Just as with organized labor efforts across the country, organizers will also be stumping for presidential candidate Hillary Clinton, whose stance on the Trans-Pacific Partnership Free Trade Agreement and support for a higher minimum wage has gained her the support of most unions. And while Donald Trump's anti-worker practices within the existing companies and properties he manages is bothersome to many union members across the country, for Gebre, an immigrant from Ethiopia, it's a more personal concern.

"As an immigrant myself — the first immigrant elected to the national AFL-CIO as an officer — the rhetoric of this national election personally for me has been very scary and very nerve-wracking," he says. "This country cannot afford someone like Donald Trump in the White House. If we win North Carolina, that pretty much assures us that Donald Trump stays away from the White House."

click to enlarge Tefere Gebre, executive director with the national AFL-CIO canvasses in the Charlotte’s Wilmore neighborhood with Jerry Hodge of UAW Local 3520 in Cleveland, North Carolina. - RYAN PITKIN
  • Ryan Pitkin
  • Tefere Gebre, executive director with the national AFL-CIO canvasses in the Charlotte’s Wilmore neighborhood with Jerry Hodge of UAW Local 3520 in Cleveland, North Carolina.

But as far as canvassing here in Charlotte, Gebre is ready to talk about any of the races that make up what he calls "the triple whammy" of winnable races for pro-worker candidates in our state. Most folks in North Carolina — and now, unfortunately, in the United States — are familiar with McCrory's missteps during his first term as governor, especially in regards to House Bill 2. Canvassers will be informing folks of the lesser knowns effects HB2 has had on workers' rights.

While McCrory has become somewhat of a pariah in Charlotte following the passing of HB2, Deborah Ross's campaign to unseat Sen. Richard Burr from the spot he's held since 2005 is not brought up as often around North Carolina's water coolers.

At just the second house Gebre visited on Saturday, a west Charlotte man quickly made it clear how he felt about Donald Trump ("That man just ain't hitting"), but said he hadn't heard about Deborah Ross or her campaign. After a short talk with Gebere, he said he would definitely be going to vote and would vote for Ross.

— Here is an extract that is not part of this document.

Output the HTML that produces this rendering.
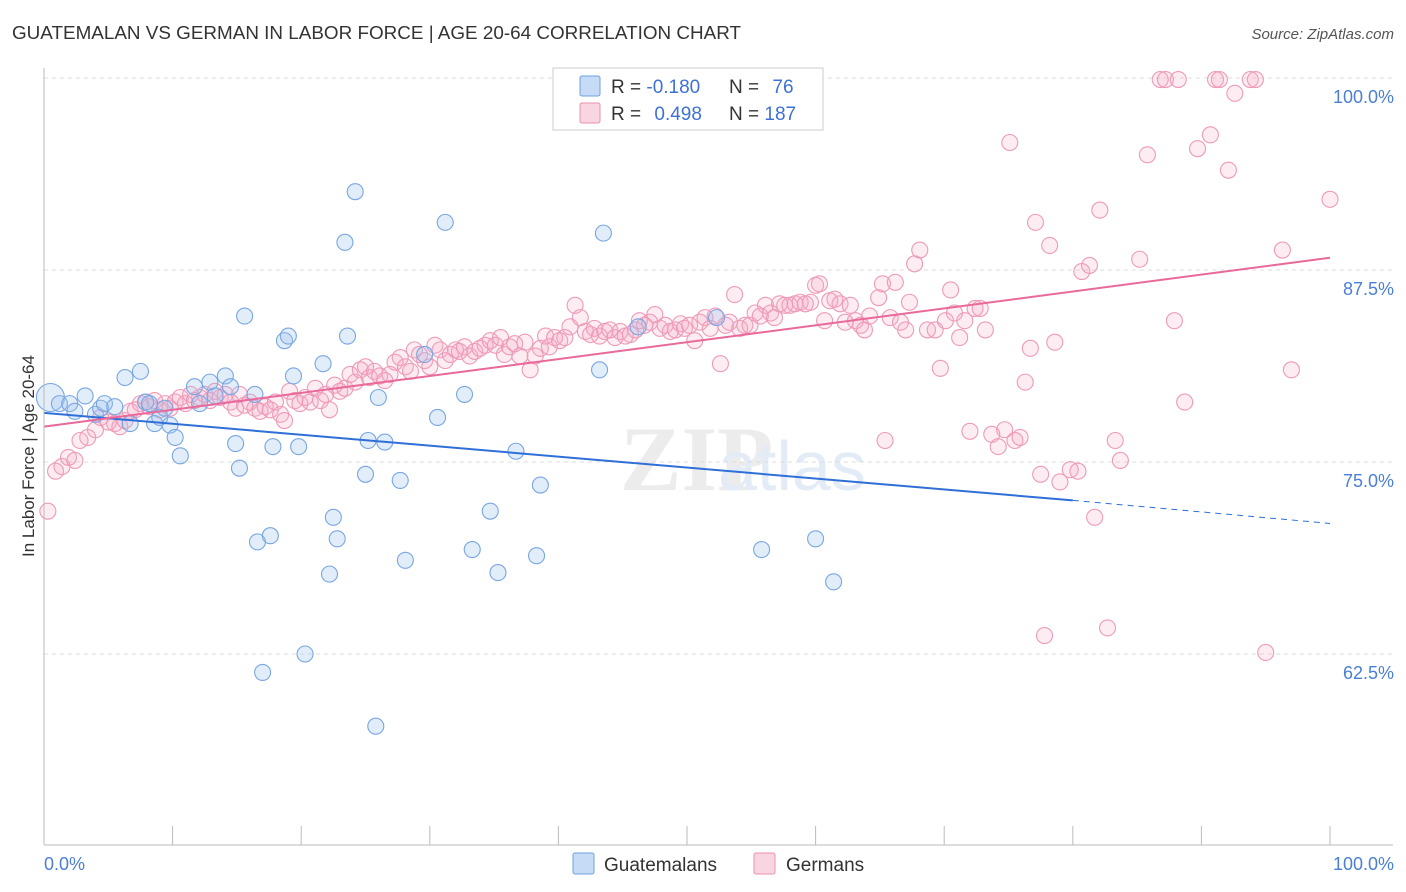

"[Deborah Ross] is a priority because we think the Senate can switch [to a Democratic majority]," Gebre says. "In order for that to happen, we have to put our heart and soul into North Carolina and helping Ross win that state. We're going to do everything we can to get Ross across the line and to victory."

Tim Rorie, president of the Southern Piedmont Central Labor Council, one of eight divisions within the NC State AFL-CIO, met with Ross earlier this year. He says he reached out to both Ross and Burr to converse about workers' rights and got more than he bargained for from Ross.

"We had a conversation and she asked me to tell her about my life as a letter carrier," Rorie recalls. "So I explained it to her, and it wasn't about just the issues but she wanted to know about the workforce, what the job entails, what has changed. So I explained it all in detail."

And Sen. Burr?

"I haven't heard from him," Rorie says.

Gebre says it's his wish that more Republicans would work with the labor movement, but it's been his experience that nobody on the right is interested.

"We wish we had some other friends on the other side of the aisle to talk to us and work with us, but we have not had any luck in getting that to happen," he says.

Once Election Day does come to pass, whatever the results, McMillan is confident that the new energy being pumped into North Carolina will be just what the state's organizers need to light a fire that will stay lit long past November. For the union boss that's not your average union boss, it might also help shine a new light on who it is that could be knocking on your door next.

"Hopefully by knocking on the general public's doors folks will be able to see that union members aren't these scary thugs and mobsters," McMillan says. We're their neighbors, we're the folks that deliver the mail and put out the fires. We're average, everyday people who are just looking to build better lives for ourselves and our families."